Пили чай. Время ползло. – Коляня, трепыхнувшись уйти, остался.
Началось их своеобразное общение, в котором она покрикивала, а потерявший горделивость уралец млел и не дышал, цепляясь за судьбу. Голос его, потеряв хриплость, слинял, а потом стал трястись и звенеть, как у молодого романтика. «Ленка, Ленка, – именно так звенело, – – насколько же мне легче стало жить!» – «Ладно, – она смеялась. – Мне тоже полегче…» Она по-прежнему считала его психом. Она считала его и таким и сяким, но он ей нравился. С мужем она жила неважно.

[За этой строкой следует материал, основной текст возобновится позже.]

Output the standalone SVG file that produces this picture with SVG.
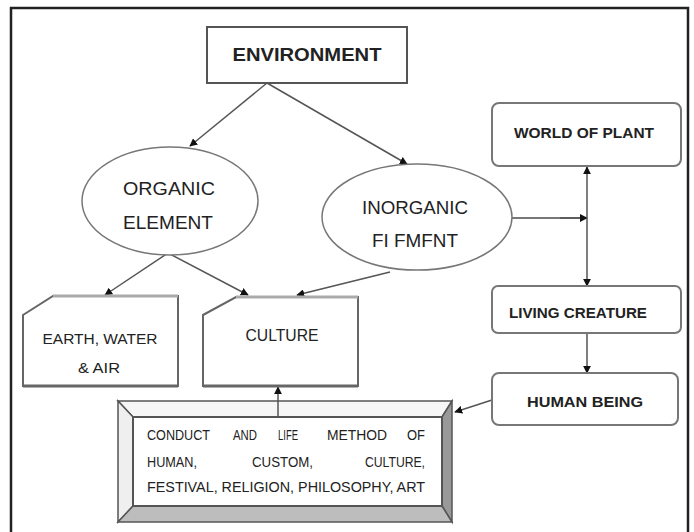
<svg xmlns="http://www.w3.org/2000/svg" width="694" height="532" viewBox="0 0 694 532">
<defs>
<marker id="ah" viewBox="0 0 10 10" refX="9" refY="5" markerWidth="8" markerHeight="8" markerUnits="userSpaceOnUse" orient="auto">
<path d="M0,0 L10,5 L0,10 z" fill="#111"/>
</marker>
<style>
.t{font-family:"Liberation Sans Narrow","Liberation Sans",Arial,sans-serif;fill:#222;text-anchor:middle}
.b{font-weight:bold}
.c{stroke:#555;stroke-width:1.5;fill:none;marker-end:url(#ah)}
.rr{fill:#fff;stroke:#777;stroke-width:2}
.el{fill:#fff;stroke:#777;stroke-width:1.5}
</style>
</defs>
<rect width="694" height="532" fill="#fff"/>
<path d="M11,540 L11,8 L688,8 L688,540" fill="none" stroke="#222" stroke-width="2.5"/>

<g id="connectors">
<line class="c" x1="267" y1="83" x2="190" y2="146"/>
<line class="c" x1="267" y1="83" x2="407" y2="164"/>
<line class="c" x1="168" y1="253" x2="105" y2="295"/>
<line class="c" x1="168" y1="253" x2="248" y2="295"/>
<line class="c" x1="390" y1="272" x2="297" y2="295"/>
<line x1="512" y1="218" x2="587" y2="218" stroke="#777" stroke-width="2"/>
<line class="c" x1="560" y1="218" x2="587" y2="218" stroke-width="1.5"/>
<line class="c" x1="587" y1="218" x2="587" y2="167"/>
<line class="c" x1="587" y1="218" x2="587" y2="286"/>
<line class="c" x1="587" y1="333" x2="587" y2="373"/>
<line class="c" x1="492" y1="400" x2="455" y2="412"/>
<line class="c" x1="278" y1="417" x2="278" y2="387"/>
</g>

<g id="environment">
<rect x="207" y="27" width="200" height="56" fill="#fff" stroke="#555" stroke-width="2"/>
<text class="t b" x="307" y="61" font-size="19" textLength="149" lengthAdjust="spacingAndGlyphs">ENVIRONMENT</text>
</g>

<g id="organic">
<ellipse class="el" cx="170" cy="201" rx="88" ry="54"/>
<text class="t" x="169" y="195" font-size="19" textLength="92" lengthAdjust="spacingAndGlyphs">ORGANIC</text>
<text class="t" x="168" y="229" font-size="19" textLength="90" lengthAdjust="spacingAndGlyphs">ELEMENT</text>
</g>

<g id="inorganic">
<ellipse class="el" cx="417" cy="217" rx="95" ry="53"/>
<text class="t" x="415" y="214" font-size="19" textLength="106" lengthAdjust="spacingAndGlyphs">INORGANIC</text>
<text class="t" x="415" y="247" font-size="19" textLength="86" lengthAdjust="spacingAndGlyphs">FI FMFNT</text>
</g>

<g id="world-of-plant">
<rect class="rr" x="492" y="103" width="189" height="63" rx="7"/>
<text class="t b" x="584" y="138" font-size="15" textLength="140" lengthAdjust="spacingAndGlyphs">WORLD OF PLANT</text>
</g>

<g id="living-creature">
<rect class="rr" x="492" y="286" width="189" height="47" rx="6"/>
<text class="t b" x="578" y="318" font-size="15" textLength="138" lengthAdjust="spacingAndGlyphs">LIVING CREATURE</text>
</g>

<g id="human-being">
<rect class="rr" x="492" y="373" width="186" height="52" rx="7"/>
<text class="t b" x="585" y="407" font-size="15" textLength="116" lengthAdjust="spacingAndGlyphs">HUMAN BEING</text>
</g>

<g id="earth-water-air">
<path d="M23,315 L53,296 L178,296 L178,386 L23,386 Z" fill="#fff" stroke="#666" stroke-width="2"/>
<line x1="53" y1="296" x2="178" y2="296" stroke="#aaa" stroke-width="3"/>
<line x1="23" y1="386" x2="178" y2="386" stroke="#666" stroke-width="3"/>
<text class="t" x="100" y="344" font-size="15" textLength="115" lengthAdjust="spacingAndGlyphs">EARTH, WATER</text>
<text class="t" x="99" y="373" font-size="15" textLength="42" lengthAdjust="spacingAndGlyphs">&amp; AIR</text>
</g>

<g id="culture">
<path d="M203,315 L236,297 L358,297 L358,386 L203,386 Z" fill="#fff" stroke="#666" stroke-width="2"/>
<line x1="236" y1="297" x2="358" y2="297" stroke="#aaa" stroke-width="3"/>
<line x1="203" y1="386" x2="358" y2="386" stroke="#666" stroke-width="3"/>
<text class="t" x="282" y="341" font-size="16" textLength="73" lengthAdjust="spacingAndGlyphs">CULTURE</text>
</g>

<g id="conduct">
<polygon points="118,401 452,401 442,417 133,417" fill="#f6f6f6" stroke="#555" stroke-width="1.5"/>
<polygon points="118,401 133,417 133,506 118,522" fill="#efefef" stroke="#555" stroke-width="1.5"/>
<polygon points="452,401 452,522 442,506 442,417" fill="#999" stroke="#555" stroke-width="1.5"/>
<polygon points="118,522 452,522 442,506 133,506" fill="#bdbdbd" stroke="#555" stroke-width="1.5"/>
<rect x="133" y="417" width="309" height="89" fill="#fff" stroke="#555" stroke-width="2"/>
<line x1="278" y1="401" x2="278" y2="417" stroke="#555" stroke-width="1.5"/>
<g class="t" font-size="14" style="text-anchor:start">
<text x="147" y="440" textLength="63" lengthAdjust="spacingAndGlyphs">CONDUCT</text>
<text x="233" y="440" textLength="24" lengthAdjust="spacingAndGlyphs">AND</text>
<text x="278" y="440" textLength="20" lengthAdjust="spacingAndGlyphs">LIFE</text>
<text x="327" y="440" textLength="60" lengthAdjust="spacingAndGlyphs">METHOD</text>
<text x="407" y="440" textLength="18" lengthAdjust="spacingAndGlyphs">OF</text>
<text x="147" y="467" textLength="50" lengthAdjust="spacingAndGlyphs">HUMAN,</text>
<text x="252" y="467" textLength="61" lengthAdjust="spacingAndGlyphs">CUSTOM,</text>
<text x="365" y="467" textLength="60" lengthAdjust="spacingAndGlyphs">CULTURE,</text>
<text x="147" y="492" textLength="278" lengthAdjust="spacingAndGlyphs">FESTIVAL, RELIGION, PHILOSOPHY, ART</text>
</g>
</g>
</svg>
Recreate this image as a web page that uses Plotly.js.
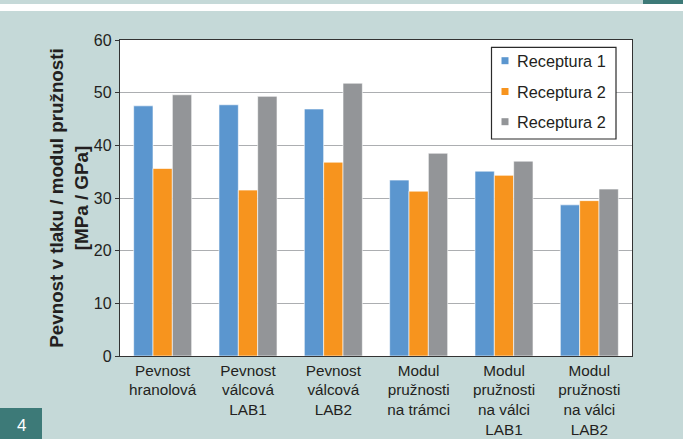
<!DOCTYPE html>
<html>
<head>
<meta charset="utf-8">
<script src="https://cdn.plot.ly/plotly-3.0.1.min.js"></script>
<style>
html,body{margin:0;padding:0;background:#c5d9d8;}
#chart{width:683px;height:439px;}
</style>
</head>
<body>
<div id="chart"></div>
<script>
const categories = [
  "Pevnost<br>hranolová",
  "Pevnost<br>válcová<br>LAB1",
  "Pevnost<br>válcová<br>LAB2",
  "Modul<br>pružnosti<br>na trámci",
  "Modul<br>pružnosti<br>na válci<br>LAB1",
  "Modul<br>pružnosti<br>na válci<br>LAB2"
];
const seriesNames = ["Receptura 1", "Receptura 2", "Receptura 2"];
const receptura1 = [47.5, 47.7, 46.9, 33.4, 35.1, 28.7];
const receptura2 = [35.6, 31.5, 36.8, 31.3, 34.3, 29.5];
const receptura3 = [49.6, 49.3, 51.8, 38.5, 37.0, 31.7];
const yTicks = [0, 10, 20, 30, 40, 50, 60];

const colors = ["#5b96cf", "#f7941e", "#939598"];
const values = [receptura1, receptura2, receptura3];

const font = "Liberation Sans, Arial, Helvetica, sans-serif";
const textColor = "#231f20";

// plot area in pixels (for converting decoration positions to paper coords)
const PL = 120, PR = 632, PT = 40, PB = 356;
const px = v => (v - PL) / (PR - PL);
const py = v => (PB - v) / (PB - PT);

const traces = values.map((v, i) => ({
  type: "bar",
  x: categories,
  y: v,
  name: seriesNames[i],
  marker: {color: colors[i], line: {color: "rgba(255,255,255,0.6)", width: 1}},
  hoverinfo: "y"
}));

// custom legend (box, swatches, labels)
const legendShapes = [
  {type: "rect", xref: "paper", yref: "paper", x0: px(491.5), x1: px(616), y0: py(139), y1: py(47.3),
   fillcolor: "#ffffff", line: {color: "#2b2b2b", width: 1.2}, layer: "above"}
];
const legendAnnots = [];
const legendRows = [60.7, 91.5, 121.7];
seriesNames.forEach((n, i) => {
  const cy = legendRows[i];
  legendShapes.push({type: "rect", xref: "paper", yref: "paper",
    x0: px(505 - 3.5), x1: px(505 + 3.5), y0: py(cy + 3.5), y1: py(cy - 3.5),
    fillcolor: colors[i], line: {width: 0}, layer: "above"});
  legendAnnots.push({xref: "paper", yref: "paper", x: px(514.5), y: py(cy), xanchor: "left", yanchor: "middle",
    text: n, showarrow: false, font: {family: font, size: 16.3, color: textColor}});
});

const layout = {
  width: 683,
  height: 439,
  margin: {l: PL, r: 683 - PR, t: PT, b: 439 - PB},
  paper_bgcolor: "#c5d9d8",
  plot_bgcolor: "#ffffff",
  barmode: "group",
  bargap: 0.32,
  bargroupgap: 0,
  font: {family: font, size: 15, color: textColor},
  showlegend: false,
  xaxis: {
    showline: true, linecolor: "#333333", linewidth: 1.2, mirror: true,
    ticks: "", tickfont: {family: font, size: 15.3, color: textColor},
    fixedrange: true
  },
  yaxis: {
    range: [0, 60],
    tickvals: yTicks,
    ticktext: yTicks.map(String),
    showline: true, linecolor: "#333333", linewidth: 1.2, mirror: true,
    ticks: "outside", ticklen: 4, tickcolor: "#333333",
    showgrid: true, gridcolor: "#acaeb1", gridwidth: 1,
    zeroline: false,
    tickfont: {family: font, size: 16, color: textColor},
    title: {
      text: "<b>Pevnost v tlaku / modul pružnosti<br>[MPa / GPa]</b>",
      font: {family: font, size: 18.8, color: textColor},
      standoff: 0
    },
    fixedrange: true
  },
  shapes: [
    {type: "rect", xref: "paper", yref: "paper", x0: -0.3, x1: 1.2, y0: py(11), y1: py(4),
     fillcolor: "#ffffff", line: {width: 0}, layer: "below"},
    {type: "rect", xref: "paper", yref: "paper", x0: px(643), x1: 1.2, y0: py(4), y1: 1.2,
     fillcolor: "#3d7a78", line: {width: 0}, layer: "below"},
    {type: "rect", xref: "paper", yref: "paper", x0: -0.3, x1: px(42), y0: -0.4, y1: py(408),
     fillcolor: "#3d7a78", line: {width: 0}, layer: "below"}
  ].concat(legendShapes),
  annotations: [
    {xref: "paper", yref: "paper", x: px(21), y: py(425), xanchor: "center", yanchor: "middle",
     text: "4", showarrow: false, font: {family: font, size: 17, color: "#ffffff"}}
  ].concat(legendAnnots)
};

Plotly.newPlot("chart", traces, layout, {displayModeBar: false, staticPlot: true});
</script>
</body>
</html>
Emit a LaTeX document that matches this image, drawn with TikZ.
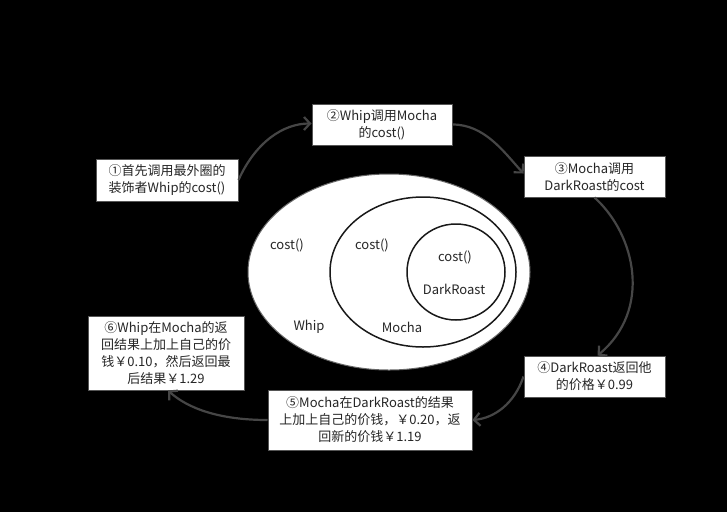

Утром через дверь доносились понятные да и непрячущиеся звуки: Коляня слышал, как Лена, хлопоча и строго поучая, провожает в детский сад сына, – проводив, стремительно уходит на работу. Вставая позже, Коляня пил из холодильника пиво, как пьют его не спешащие, натощак и поутру. Вставать не спеша было счастьем, и даже вспоминались, вытаскиваясь из памяти, жаркие и желтые дни детства. Шастающий с ленцой по утренней квартире и с самого утра безденежный, Коляня лишь косился на зияющую дыру в серванте и на пустоту там, где должны были существовать, вытягиваясь на своих тонких ножках, бокалы. Виноватясь, хмыкал: стула тоже недоставало, он его разбил. Коляня прожил здесь восемь ночей и восемь таких вот утр, пора было убираться, потому что дни уже подсчитывались. Возвращался муж: по словам Лены, он был человек с неспокойной психикой и, увидев в постели Коляню, мог вспылить. В изгибе разговора о том, как много вокруг нее было и есть психов, Леночка не скрыла, что у нее шизофреник отец. Фамилия отца была Якушкин, и Лена до замужества тоже была Якушкина. Так Коляня впервые услышал фамилию.
Вскоре же Коляня, из любопытства, пошел к некоему студенту Кузовкину, у которого собирались.